First joining, then ditching, MIT’s One-Laptop-Per-Child (OLPC) project aiming at giving a laptop to one billion of the world’s poorest children suggests that Intel, like Rhett Butler, no longer gives a damn.
Whereas Rhett Butler was only rejecting Scarlett O’Hara, Intel seems to be rejecting common humanity.
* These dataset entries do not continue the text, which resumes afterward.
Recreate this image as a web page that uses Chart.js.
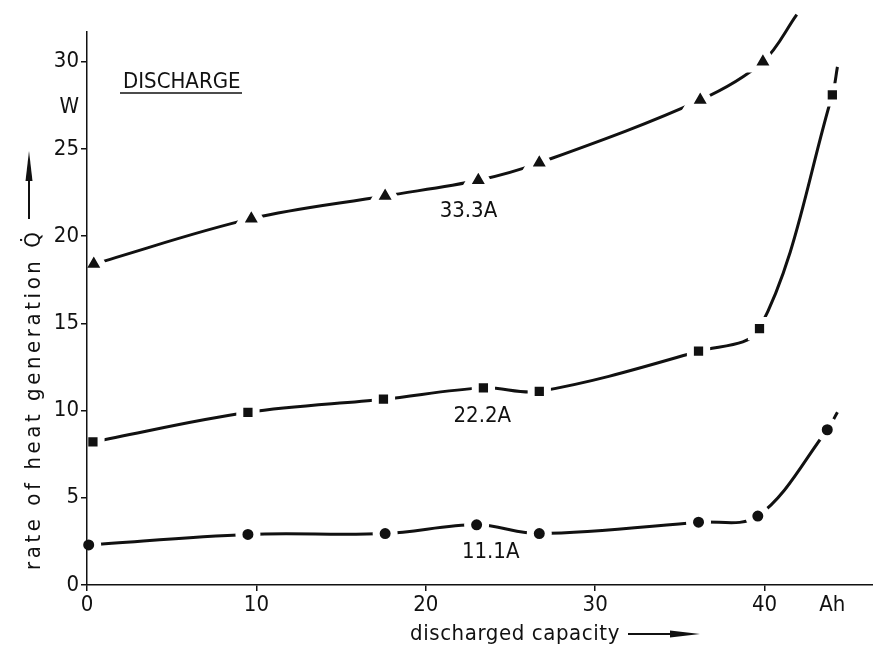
<!DOCTYPE html>
<html>
<head>
<meta charset="utf-8">
<title>Rate of heat generation during discharge</title>
<script src="https://cdn.jsdelivr.net/npm/chart.js@4/dist/chart.umd.min.js"></script>
<style>
  html, body { margin: 0; padding: 0; background: #fff; }
</style>
</head>
<body>
<canvas id="myChart" width="873" height="645"></canvas>
<script>
// discharged capacity (Ah) / heat rate (W);
// the last pair of each series is the curve running on past the last marker
const capacity333 = [0.4, 9.7, 17.6, 23.1, 26.7, 36.2, 39.9, 41.9];
const heat333 = [18.4, 21.0, 22.3, 23.2, 24.2, 27.8, 30.0, 32.7];
const capacity222 = [0.35, 9.5, 17.5, 23.4, 26.7, 36.1, 39.7, 44.0, 44.3];
const heat222 = [8.2, 9.9, 10.65, 11.3, 11.1, 13.4, 14.7, 28.1, 29.7];
const capacity111 = [0.1, 9.5, 17.6, 23.0, 26.7, 36.1, 39.6, 43.7, 44.3];
const heat111 = [2.3, 2.9, 2.95, 3.45, 2.95, 3.6, 3.95, 8.9, 9.9];

const seriesNames = ["33.3A", "22.2A", "11.1A"];
const labelCapacity = [22.5, 23.2, 23.4];
const labelHeat = [21.4, 9.7, 1.9];

const xTickValues = [0, 10, 20, 30, 40, 44];
const xTickLabels = ["0", "10", "20", "30", "40", "Ah"];
const yTickValues = [0, 5, 10, 15, 20, 25, 27.4, 30];
const yTickLabels = ["0", "5", "10", "15", "20", "25", "W", "30"];

const FONT = "'DejaVu Sans Condensed', 'Liberation Sans Narrow', 'DejaVu Sans', sans-serif";
const INK = "#111";

function toPoints(xs, ys) {
    return xs.map((x, i) => ({ x: x, y: ys[i] }));
}

// no marker on the trailing point
function markerSizes(xs, r) {
    return xs.map((_, i) => (i === xs.length - 1 ? 0 : r));
}

function series(xs, ys, style, r) {
    return {
        data: toPoints(xs, ys),
        borderColor: INK,
        borderWidth: 3,
        tension: 0.35,
        clip: false,
        pointStyle: style,
        pointRadius: markerSizes(xs, r),
        pointHoverRadius: markerSizes(xs, r),
        pointBackgroundColor: INK,
        pointBorderColor: "#fff",
        pointBorderWidth: 7,
    };
}

// spread a string out to a given width, like the lettering on the drawing
function spaced(ctx, text, x, y, width) {
    ctx.letterSpacing = "0px";
    const w = ctx.measureText(text).width;
    const n = Array.from(text).length;
    ctx.letterSpacing = Math.max(0, (width - w) / n) + "px";
    ctx.textAlign = "left";
    ctx.fillText(text, x, y);
    ctx.letterSpacing = "0px";
    return x + width;
}

function arrow(ctx, len) {
    // drawn along +x from the origin
    ctx.beginPath();
    ctx.lineWidth = 2;
    ctx.moveTo(0, 0);
    ctx.lineTo(len - 26, 0);
    ctx.stroke();
    ctx.beginPath();
    ctx.moveTo(len - 30, -3.5);
    ctx.lineTo(len, 0);
    ctx.lineTo(len - 30, 3.5);
    ctx.closePath();
    ctx.fill();
}

const lettering = {
    id: "lettering",
    afterDraw(chart) {
        const ctx = chart.ctx;
        const xs = chart.scales.x;
        const ys = chart.scales.y;
        ctx.save();
        ctx.fillStyle = INK;
        ctx.strokeStyle = INK;
        ctx.font = "22px " + FONT;
        ctx.textBaseline = "middle";

        const widths = [57, 53, 43];
        seriesNames.forEach((name, i) => {
            const cx = xs.getPixelForValue(labelCapacity[i]);
            const cy = ys.getPixelForValue(labelHeat[i]);
            spaced(ctx, name, cx - widths[i] / 2, cy, widths[i]);
        });

        // heading
        ctx.textBaseline = "alphabetic";
        spaced(ctx, "DISCHARGE", 123, 88, 110);
        ctx.beginPath();
        ctx.lineWidth = 1.5;
        ctx.moveTo(120, 93);
        ctx.lineTo(242, 93);
        ctx.stroke();

        // x title
        const xEnd = spaced(ctx, "discharged capacity", 410, 640, 210);
        ctx.save();
        ctx.translate(xEnd + 8, 634);
        arrow(ctx, 72);
        ctx.restore();

        // y title, running upwards
        ctx.save();
        ctx.translate(40, 570);
        ctx.rotate(-Math.PI / 2);
        const yEnd = spaced(ctx, "rate of heat generation Q\u0307", 0, 0, 345);
        ctx.translate(yEnd + 6, -11);
        arrow(ctx, 68);
        ctx.restore();

        ctx.restore();
    },
};

Chart.defaults.font.family = FONT;
Chart.defaults.color = INK;

const ctx = document.getElementById("myChart");

new Chart(ctx, {
    type: "line",
    data: {
        datasets: [
            series(capacity333, heat333, "triangle", 14.5),
            series(capacity222, heat222, "rect", 11.5),
            series(capacity111, heat111, "circle", 9),
        ],
    },
    options: {
        responsive: false,
        animation: false,
        events: [],
        layout: {
            autoPadding: false,
            padding: { top: 32, right: 0, left: 0, bottom: 0 },
        },
        plugins: {
            legend: { display: false },
            tooltip: { enabled: false },
        },
        scales: {
            x: {
                type: "linear",
                min: 0,
                max: 46.4,
                afterBuildTicks: (scale) => {
                    scale.ticks = xTickValues.map((v) => ({ value: v }));
                },
                afterFit: (scale) => {
                    scale.height = 60;
                    scale.paddingLeft = 0;
                    scale.paddingRight = 0;
                },
                ticks: {
                    font: { size: 22 },
                    padding: 1,
                    maxRotation: 0,
                    autoSkip: false,
                    callback: (value, index) => xTickLabels[index],
                },
                grid: {
                    z: 1,
                    drawOnChartArea: false,
                    tickLength: 6,
                    lineWidth: 1.5,
                    color: (c) => (c.tick && c.tick.value === 44 ? "rgba(0,0,0,0)" : INK),
                },
                border: { z: 1, color: INK, width: 1.5 },
            },
            y: {
                min: 0,
                max: 31.7,
                afterBuildTicks: (scale) => {
                    scale.ticks = yTickValues.map((v) => ({ value: v }));
                },
                afterFit: (scale) => {
                    scale.width = 87;
                    scale.paddingTop = 0;
                    scale.paddingBottom = 0;
                },
                ticks: {
                    font: { size: 22 },
                    padding: 2,
                    autoSkip: false,
                    callback: (value, index) => yTickLabels[index],
                },
                grid: {
                    z: 1,
                    drawOnChartArea: false,
                    tickLength: 6,
                    lineWidth: 1.5,
                    color: (c) => (c.tick && c.tick.value === 27.4 ? "rgba(0,0,0,0)" : INK),
                },
                border: { z: 1, color: INK, width: 1.5 },
            },
        },
    },
    plugins: [lettering],
});
</script>
</body>
</html>
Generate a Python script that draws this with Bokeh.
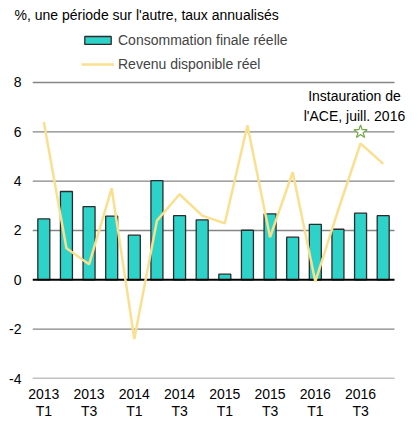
from bokeh.plotting import figure
from bokeh.models import Legend, LegendItem, Label, FixedTicker
from bokeh.embed import file_html
from bokeh.resources import INLINE

years = ["2013", "2013", "2013", "2013", "2014", "2014", "2014", "2014",
         "2015", "2015", "2015", "2015", "2016", "2016", "2016", "2016"]
quarters = ["T1", "T2", "T3", "T4"] * 4
consommation = [2.47, 3.58, 2.97, 2.58, 1.81, 4.02, 2.60, 2.43,
                0.23, 2.01, 2.67, 1.73, 2.25, 2.05, 2.70, 2.60]
revenu = [6.40, 1.28, 0.63, 3.71, -2.40, 2.40, 3.47, 2.60,
          2.29, 6.27, 1.73, 4.36, -0.07, 2.80, 5.53, 4.70]
star_index = 14
star_value = 6.0
y_ticks = [-4, -2, 0, 2, 4, 6, 8]

xs = list(range(len(quarters)))
FONT = "Liberation Sans"
FS = "14px"

p = figure(frame_width=378, frame_height=353, output_backend="svg", toolbar_location=None,
           x_range=(-0.5, 16.207), y_range=(-4, 10.31),
           min_border_left=32, min_border_right=0, min_border_top=25,
           min_border_bottom=0)
p.outline_line_color = None
p.background_fill_color = "white"
p.xgrid.grid_line_color = None
p.ygrid.grid_line_color = None

p.title.text = "%, une période sur l'autre, taux annualisés"
p.title.text_font = FONT
p.title.text_font_size = FS
p.title.text_font_style = "normal"
p.title.text_color = "black"
p.title.align = "left"
p.title.offset = -18
p.title.standoff = 5

p.yaxis.ticker = FixedTicker(ticks=y_ticks)
p.yaxis.major_label_overrides = {t: str(t) for t in y_ticks}
p.yaxis.axis_line_color = None
p.yaxis.major_tick_line_color = None
p.yaxis.minor_tick_line_color = None
p.yaxis.major_tick_out = 0
p.yaxis.major_tick_in = 0
p.yaxis.major_label_text_font = FONT
p.yaxis.major_label_text_font_size = FS
p.yaxis.major_label_text_color = "black"
p.yaxis.major_label_standoff = 11

tick_pos = [i for i in xs if i % 2 == 0]
p.xaxis.ticker = FixedTicker(ticks=tick_pos)
p.xaxis.major_label_overrides = {i: f"{years[i]}\n{quarters[i]}" for i in tick_pos}
p.xaxis.axis_line_color = None
p.xaxis.major_tick_line_color = None
p.xaxis.minor_tick_line_color = None
p.xaxis.major_tick_out = 0
p.xaxis.major_tick_in = 0
p.xaxis.major_label_text_font = FONT
p.xaxis.major_label_text_font_size = FS
p.xaxis.major_label_text_color = "black"
p.xaxis.major_label_text_line_height = 1.1
p.xaxis.major_label_standoff = 7

grid_vals = [t for t in y_ticks if t != 0]
p.segment(x0=[-0.5] * len(grid_vals), x1=[len(xs) - 0.5] * len(grid_vals),
          y0=grid_vals, y1=grid_vals, line_color="#858585", line_width=1.3)

bars = p.vbar(x=xs, top=consommation, bottom=0, width=0.53,
              fill_color="#2DD2C8", line_color="#2b2b2b", line_width=1.3)
p.segment(x0=[-0.5], x1=[len(xs) - 0.5], y0=[0], y1=[0],
          line_color="black", line_width=2)
line = p.line(xs, revenu, line_color="#FAE08E", line_width=2.5)
p.scatter([star_index], [star_value], marker="star", size=14,
          fill_color="white", line_color="#78A94B", line_width=1.2)

p.add_layout(Label(x=13.73, y=7.05, text="Instauration de\nl'ACE, juill. 2016",
                   text_font=FONT, text_font_size=FS, text_align="center",
                   text_baseline="middle", text_color="black"))

legend = Legend(items=[LegendItem(label="Consommation finale réelle", renderers=[bars]),
                       LegendItem(label="Revenu disponible réel", renderers=[line])],
                location=(49, 306), orientation="vertical",
                glyph_width=33, glyph_height=10, label_height=14, spacing=8,
                padding=0, margin=0, label_standoff=4,
                label_text_font=FONT, label_text_font_size=FS,
                border_line_color=None, background_fill_alpha=0)
p.add_layout(legend)

open("out.html", "w").write(file_html(p, INLINE))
OLPC is not a business issue, it's a decency issue.
Apparently Intel refused to get behind a single design for OLPC, preferring to back its own Classmate laptop.
Intel joined OLPC last July after OLPC initiator, MIT 's Nicholas Negroponte, had called Intel ‘shameless’ in its efforts to compete with OLPC.
Last week, Negroponte said that during its time on the OLPC board, Intel 'were reallly behaving badly' in trying to scupper deals for distributing laptops to poor children which the OLPC had fixed up with the governments of Mongolia and Peru.
Like Milwall supporters, Intel seems to be saying: ‘No one likes us and we don’t care’.
Comments (2)
Another reason to buy PCs with AMD processors!
Posted by Peter B | February 12, 2008 8:42 PM
Posted on February 12, 2008 20:42
Yes indeed.
Intel was such a great pioneering company, before it went sole-source on the 386.
Subesequently it concentrated on enforcing a monopoly rather than innovating.